Estad quietos, y conoced que yo soy Dios.
Una persona que se llama a sí mismo cristiano puede lucir tranquilo y plácido; puede poseer buenos libros y hermosos discursos; pero, cuando Dios envía algo que perturba su paz, este cristiano se da cuenta de las dificultades que hay en el mundo y cuán difícil es superarlas. Entre más cerca camina un hombre de Dios, más simpatiza con los errores de los demás; cuanto más vive en santidad, más consciente es de la fidelidad y la ternura de Dios, y cómo actúan a su favor.
Consideremos la vida del Señor Jesús. Por ejemplo, ¿qué vemos en Getsemaní? Perfecta tranquilidad. No lo vemos nunca descolocado. Permanece siendo siempre Él mismo. Veamos los Salmos, ¿hallamos algo que perturbe la paz? Los Salmos nos presentan qué sucedía en Su corazón. En los Evangelios, el Señor se presenta a los hombres en circunstancias que habrían irritado hasta al más apacible de ellos. Caminó con Dios en medio de toda adversidad; y así lo vemos en perfecta paz, diciendo: «¿A quién buscáis?» ¡Qué serenidad! ¡Qué tono de autoridad! Cuando estaba solo, en Getsemaní, «en agonía… su sudor [era] como grandes gotas de sangre que caían hasta la tierra». Su tranquilidad no estaba relacionada con una falta de sentimientos en su interior. Él sintió toda la prueba en su interior; pero Dios siempre estuvo con Él en todas las circunstancias y, por lo tanto, siempre estuvo tranquilo delante de los hombres.

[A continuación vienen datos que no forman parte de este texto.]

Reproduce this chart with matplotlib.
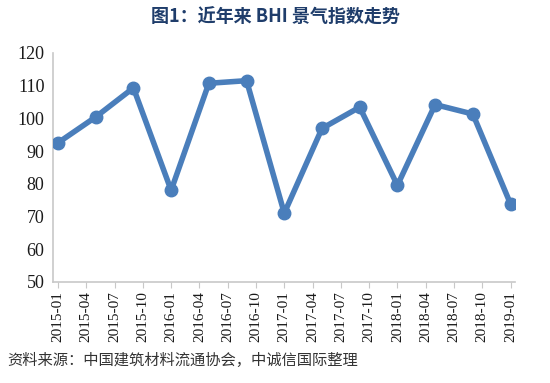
import matplotlib
matplotlib.use("Agg")
import matplotlib.pyplot as plt

plt.rcParams['font.family'] = ['Liberation Serif']

tick_labels = ["2015-01", "2015-04", "2015-07", "2015-10", "2016-01", "2016-04",
               "2016-07", "2016-10", "2017-01", "2017-04", "2017-07", "2017-10",
               "2018-01", "2018-04", "2018-07", "2018-10", "2019-01"]
tick_months = list(range(0, 49, 3))
point_months = list(range(0, 49, 4))
bhi_values = [92.5, 100.4, 109.3, 78.0, 110.7, 111.5, 71.0, 96.9, 103.4, 79.5, 104.2, 101.3, 73.8]
y_ticks = [50, 60, 70, 80, 90, 100, 110, 120]

fig = plt.figure(figsize=(5.5, 3.83), dpi=100)
ax = fig.add_axes([0.096, 0.264, 0.84, 0.598])
ax.plot(point_months, bhi_values, color='#4a7ebb', linewidth=4, marker='o',
        markersize=9, markerfacecolor='#4a7ebb', markeredgecolor='#4a7ebb', zorder=3)
ax.set_xlim(-0.55, 48.45)
ax.set_ylim(50, 120)
ax.set_yticks(y_ticks)
ax.set_yticklabels([str(v) for v in y_ticks], fontsize=13, color='#1a1a1a',
                   fontfamily='Liberation Serif')
ax.set_xticks(tick_months)
ax.set_xticklabels(tick_labels, rotation=90, fontsize=11, color='#1a1a1a',
                   fontfamily='Liberation Serif')
for s in ['top', 'right']:
    ax.spines[s].set_visible(False)
for s in ['left', 'bottom']:
    ax.spines[s].set_color('#c8c8c8')
    ax.spines[s].set_linewidth(1.2)
ax.tick_params(axis='y', length=0, pad=6)
ax.tick_params(axis='x', length=4, color='#c8c8c8', pad=3)

fig.text(0.5, 0.955, "图1：近年来 BHI 景气指数走势", ha='center', va='center',
         fontsize=13, fontweight='bold', color='#1f3d6b',
         family=['Noto Sans CJK SC'])
fig.text(0.014, 0.058, "资料来源：中国建筑材料流通协会，中诚信国际整理", ha='left', va='center',
         fontsize=11, color='#333333', family=['Noto Sans CJK SC'])

fig.savefig("out.png", dpi=100)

No podemos pensar que nunca estaremos afligidos, o desconcertados, o abatidos, como si no tuviéramos sentimientos. «Me pusieron además hiel por comida, y en mi sed me dieron a beber vinagre». Jesús sintió todo esto perfecta y totalmente. En su interior, Él dijo: «El escarnio ha quebrantado mi corazón». Pero en cuanto al sufrimiento y la aflicción, existe una diferencia entre Cristo y nosotros: Él no experimentó ni un solo momento de transición entre la prueba y la comunión con Dios. Ese no es nuestro caso. Nosotros primero debemos darnos cuenta que somos débiles, y que no podemos hacer nada para ayudarnos a nosotros mismos; solo después de esto nos volvemos a Dios y lo contemplamos.